SUPPLIED MATERIAL »
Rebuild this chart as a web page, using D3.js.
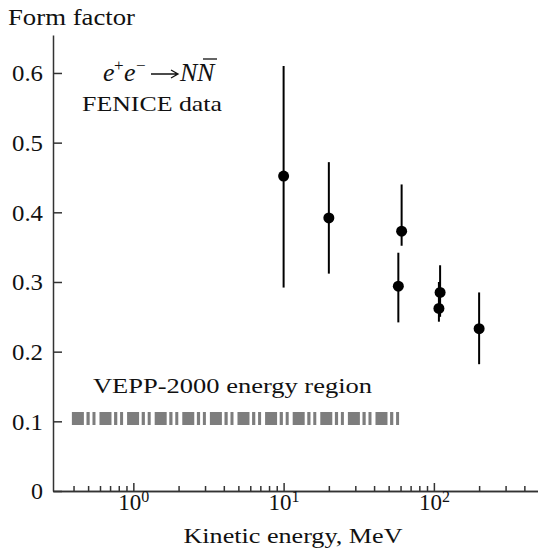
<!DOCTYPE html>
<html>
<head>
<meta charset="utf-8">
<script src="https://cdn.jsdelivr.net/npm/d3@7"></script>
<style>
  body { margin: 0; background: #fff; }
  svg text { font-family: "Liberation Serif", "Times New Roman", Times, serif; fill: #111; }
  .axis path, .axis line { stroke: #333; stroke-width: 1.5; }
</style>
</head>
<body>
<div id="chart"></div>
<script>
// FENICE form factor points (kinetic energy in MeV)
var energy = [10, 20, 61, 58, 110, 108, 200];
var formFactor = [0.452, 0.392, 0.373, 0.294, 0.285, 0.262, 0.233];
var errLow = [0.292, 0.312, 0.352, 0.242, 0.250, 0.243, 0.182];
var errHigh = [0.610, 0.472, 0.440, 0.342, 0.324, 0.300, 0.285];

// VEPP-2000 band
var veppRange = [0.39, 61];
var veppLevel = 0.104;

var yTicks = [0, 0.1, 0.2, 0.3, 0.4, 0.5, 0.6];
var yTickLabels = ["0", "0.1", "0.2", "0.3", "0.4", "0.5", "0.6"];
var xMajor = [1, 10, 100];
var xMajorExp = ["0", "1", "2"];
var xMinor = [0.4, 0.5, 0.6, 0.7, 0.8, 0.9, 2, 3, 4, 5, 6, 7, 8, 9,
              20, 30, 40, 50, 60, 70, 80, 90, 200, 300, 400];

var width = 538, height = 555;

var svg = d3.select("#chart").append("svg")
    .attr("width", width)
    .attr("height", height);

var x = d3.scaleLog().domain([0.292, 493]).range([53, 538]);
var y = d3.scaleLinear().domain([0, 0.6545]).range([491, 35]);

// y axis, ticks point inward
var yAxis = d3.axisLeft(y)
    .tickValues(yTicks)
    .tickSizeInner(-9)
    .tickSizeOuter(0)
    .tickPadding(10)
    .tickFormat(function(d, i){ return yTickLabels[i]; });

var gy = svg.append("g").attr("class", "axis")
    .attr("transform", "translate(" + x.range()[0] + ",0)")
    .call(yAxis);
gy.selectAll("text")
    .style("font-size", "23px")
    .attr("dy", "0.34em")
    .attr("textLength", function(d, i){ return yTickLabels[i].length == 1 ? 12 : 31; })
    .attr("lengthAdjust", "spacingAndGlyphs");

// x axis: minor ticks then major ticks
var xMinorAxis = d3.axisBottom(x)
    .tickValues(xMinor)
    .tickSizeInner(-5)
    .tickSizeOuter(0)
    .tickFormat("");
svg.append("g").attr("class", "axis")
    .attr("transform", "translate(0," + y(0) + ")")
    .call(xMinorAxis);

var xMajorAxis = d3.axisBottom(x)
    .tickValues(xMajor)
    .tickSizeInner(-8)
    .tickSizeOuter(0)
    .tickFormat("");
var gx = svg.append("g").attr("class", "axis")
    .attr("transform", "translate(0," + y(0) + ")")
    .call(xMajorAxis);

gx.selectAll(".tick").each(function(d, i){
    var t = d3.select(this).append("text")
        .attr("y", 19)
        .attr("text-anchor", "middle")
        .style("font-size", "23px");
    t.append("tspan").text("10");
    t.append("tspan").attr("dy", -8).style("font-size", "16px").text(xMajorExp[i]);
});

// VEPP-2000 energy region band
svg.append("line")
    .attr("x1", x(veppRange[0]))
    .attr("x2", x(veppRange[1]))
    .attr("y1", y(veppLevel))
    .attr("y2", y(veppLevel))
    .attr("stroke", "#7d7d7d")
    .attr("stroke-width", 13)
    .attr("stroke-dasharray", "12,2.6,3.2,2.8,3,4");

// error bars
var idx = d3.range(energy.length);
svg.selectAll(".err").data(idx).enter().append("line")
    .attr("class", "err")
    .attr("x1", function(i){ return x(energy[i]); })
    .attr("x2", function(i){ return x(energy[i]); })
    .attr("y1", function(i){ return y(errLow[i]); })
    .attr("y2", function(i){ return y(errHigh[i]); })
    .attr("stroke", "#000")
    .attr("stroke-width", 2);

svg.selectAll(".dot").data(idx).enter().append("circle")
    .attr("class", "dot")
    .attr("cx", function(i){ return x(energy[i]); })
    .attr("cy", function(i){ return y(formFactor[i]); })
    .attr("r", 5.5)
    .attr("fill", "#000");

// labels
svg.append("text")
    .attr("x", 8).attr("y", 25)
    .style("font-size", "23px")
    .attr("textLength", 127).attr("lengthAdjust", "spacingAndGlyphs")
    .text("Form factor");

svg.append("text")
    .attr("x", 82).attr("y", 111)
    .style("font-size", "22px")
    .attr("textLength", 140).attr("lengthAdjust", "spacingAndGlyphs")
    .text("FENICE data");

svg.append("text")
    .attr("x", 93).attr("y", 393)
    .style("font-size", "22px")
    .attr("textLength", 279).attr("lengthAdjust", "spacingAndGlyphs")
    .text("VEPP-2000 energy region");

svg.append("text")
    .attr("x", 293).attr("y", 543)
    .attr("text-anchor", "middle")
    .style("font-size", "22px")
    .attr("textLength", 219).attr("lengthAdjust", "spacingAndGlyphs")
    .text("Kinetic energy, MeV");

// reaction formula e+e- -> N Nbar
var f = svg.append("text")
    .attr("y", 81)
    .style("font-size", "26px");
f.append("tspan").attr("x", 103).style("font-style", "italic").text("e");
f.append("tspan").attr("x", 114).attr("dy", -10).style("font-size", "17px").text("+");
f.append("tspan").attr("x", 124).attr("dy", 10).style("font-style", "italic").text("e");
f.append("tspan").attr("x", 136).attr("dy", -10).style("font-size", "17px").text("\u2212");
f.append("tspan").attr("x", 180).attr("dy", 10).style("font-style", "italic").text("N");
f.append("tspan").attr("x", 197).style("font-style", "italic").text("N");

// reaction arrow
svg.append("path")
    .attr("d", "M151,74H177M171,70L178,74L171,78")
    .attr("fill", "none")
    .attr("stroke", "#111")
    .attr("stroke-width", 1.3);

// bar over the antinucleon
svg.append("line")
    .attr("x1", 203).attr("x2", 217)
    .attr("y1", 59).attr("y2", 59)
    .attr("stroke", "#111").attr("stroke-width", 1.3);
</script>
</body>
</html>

PROBLEM STATEMENT » Extract the full listing exactly, with the pictures left out.

ANSWER TO THIS TASK »
Rebuild this chart as a web page, using D3.js.
<!DOCTYPE html>
<html>
<head>
<meta charset="utf-8">
<script src="https://cdn.jsdelivr.net/npm/d3@7"></script>
<style>
  body { margin: 0; background: #fff; }
  svg text { font-family: "Liberation Serif", "Times New Roman", Times, serif; fill: #111; }
  .axis path, .axis line { stroke: #333; stroke-width: 1.5; }
</style>
</head>
<body>
<div id="chart"></div>
<script>
// FENICE form factor points (kinetic energy in MeV)
var energy = [10, 20, 61, 58, 110, 108, 200];
var formFactor = [0.452, 0.392, 0.373, 0.294, 0.285, 0.262, 0.233];
var errLow = [0.292, 0.312, 0.352, 0.242, 0.250, 0.243, 0.182];
var errHigh = [0.610, 0.472, 0.440, 0.342, 0.324, 0.300, 0.285];

// VEPP-2000 band
var veppRange = [0.39, 61];
var veppLevel = 0.104;

var yTicks = [0, 0.1, 0.2, 0.3, 0.4, 0.5, 0.6];
var yTickLabels = ["0", "0.1", "0.2", "0.3", "0.4", "0.5", "0.6"];
var xMajor = [1, 10, 100];
var xMajorExp = ["0", "1", "2"];
var xMinor = [0.4, 0.5, 0.6, 0.7, 0.8, 0.9, 2, 3, 4, 5, 6, 7, 8, 9,
              20, 30, 40, 50, 60, 70, 80, 90, 200, 300, 400];

var width = 538, height = 555;

var svg = d3.select("#chart").append("svg")
    .attr("width", width)
    .attr("height", height);

var x = d3.scaleLog().domain([0.292, 493]).range([53, 538]);
var y = d3.scaleLinear().domain([0, 0.6545]).range([491, 35]);

// y axis, ticks point inward
var yAxis = d3.axisLeft(y)
    .tickValues(yTicks)
    .tickSizeInner(-9)
    .tickSizeOuter(0)
    .tickPadding(10)
    .tickFormat(function(d, i){ return yTickLabels[i]; });

var gy = svg.append("g").attr("class", "axis")
    .attr("transform", "translate(" + x.range()[0] + ",0)")
    .call(yAxis);
gy.selectAll("text")
    .style("font-size", "23px")
    .attr("dy", "0.34em")
    .attr("textLength", function(d, i){ return yTickLabels[i].length == 1 ? 12 : 31; })
    .attr("lengthAdjust", "spacingAndGlyphs");

// x axis: minor ticks then major ticks
var xMinorAxis = d3.axisBottom(x)
    .tickValues(xMinor)
    .tickSizeInner(-5)
    .tickSizeOuter(0)
    .tickFormat("");
svg.append("g").attr("class", "axis")
    .attr("transform", "translate(0," + y(0) + ")")
    .call(xMinorAxis);

var xMajorAxis = d3.axisBottom(x)
    .tickValues(xMajor)
    .tickSizeInner(-8)
    .tickSizeOuter(0)
    .tickFormat("");
var gx = svg.append("g").attr("class", "axis")
    .attr("transform", "translate(0," + y(0) + ")")
    .call(xMajorAxis);

gx.selectAll(".tick").each(function(d, i){
    var t = d3.select(this).append("text")
        .attr("y", 19)
        .attr("text-anchor", "middle")
        .style("font-size", "23px");
    t.append("tspan").text("10");
    t.append("tspan").attr("dy", -8).style("font-size", "16px").text(xMajorExp[i]);
});

// VEPP-2000 energy region band
svg.append("line")
    .attr("x1", x(veppRange[0]))
    .attr("x2", x(veppRange[1]))
    .attr("y1", y(veppLevel))
    .attr("y2", y(veppLevel))
    .attr("stroke", "#7d7d7d")
    .attr("stroke-width", 13)
    .attr("stroke-dasharray", "12,2.6,3.2,2.8,3,4");

// error bars
var idx = d3.range(energy.length);
svg.selectAll(".err").data(idx).enter().append("line")
    .attr("class", "err")
    .attr("x1", function(i){ return x(energy[i]); })
    .attr("x2", function(i){ return x(energy[i]); })
    .attr("y1", function(i){ return y(errLow[i]); })
    .attr("y2", function(i){ return y(errHigh[i]); })
    .attr("stroke", "#000")
    .attr("stroke-width", 2);

svg.selectAll(".dot").data(idx).enter().append("circle")
    .attr("class", "dot")
    .attr("cx", function(i){ return x(energy[i]); })
    .attr("cy", function(i){ return y(formFactor[i]); })
    .attr("r", 5.5)
    .attr("fill", "#000");

// labels
svg.append("text")
    .attr("x", 8).attr("y", 25)
    .style("font-size", "23px")
    .attr("textLength", 127).attr("lengthAdjust", "spacingAndGlyphs")
    .text("Form factor");

svg.append("text")
    .attr("x", 82).attr("y", 111)
    .style("font-size", "22px")
    .attr("textLength", 140).attr("lengthAdjust", "spacingAndGlyphs")
    .text("FENICE data");

svg.append("text")
    .attr("x", 93).attr("y", 393)
    .style("font-size", "22px")
    .attr("textLength", 279).attr("lengthAdjust", "spacingAndGlyphs")
    .text("VEPP-2000 energy region");

svg.append("text")
    .attr("x", 293).attr("y", 543)
    .attr("text-anchor", "middle")
    .style("font-size", "22px")
    .attr("textLength", 219).attr("lengthAdjust", "spacingAndGlyphs")
    .text("Kinetic energy, MeV");

// reaction formula e+e- -> N Nbar
var f = svg.append("text")
    .attr("y", 81)
    .style("font-size", "26px");
f.append("tspan").attr("x", 103).style("font-style", "italic").text("e");
f.append("tspan").attr("x", 114).attr("dy", -10).style("font-size", "17px").text("+");
f.append("tspan").attr("x", 124).attr("dy", 10).style("font-style", "italic").text("e");
f.append("tspan").attr("x", 136).attr("dy", -10).style("font-size", "17px").text("\u2212");
f.append("tspan").attr("x", 180).attr("dy", 10).style("font-style", "italic").text("N");
f.append("tspan").attr("x", 197).style("font-style", "italic").text("N");

// reaction arrow
svg.append("path")
    .attr("d", "M151,74H177M171,70L178,74L171,78")
    .attr("fill", "none")
    .attr("stroke", "#111")
    .attr("stroke-width", 1.3);

// bar over the antinucleon
svg.append("line")
    .attr("x1", 203).attr("x2", 217)
    .attr("y1", 59).attr("y2", 59)
    .attr("stroke", "#111").attr("stroke-width", 1.3);
</script>
</body>
</html>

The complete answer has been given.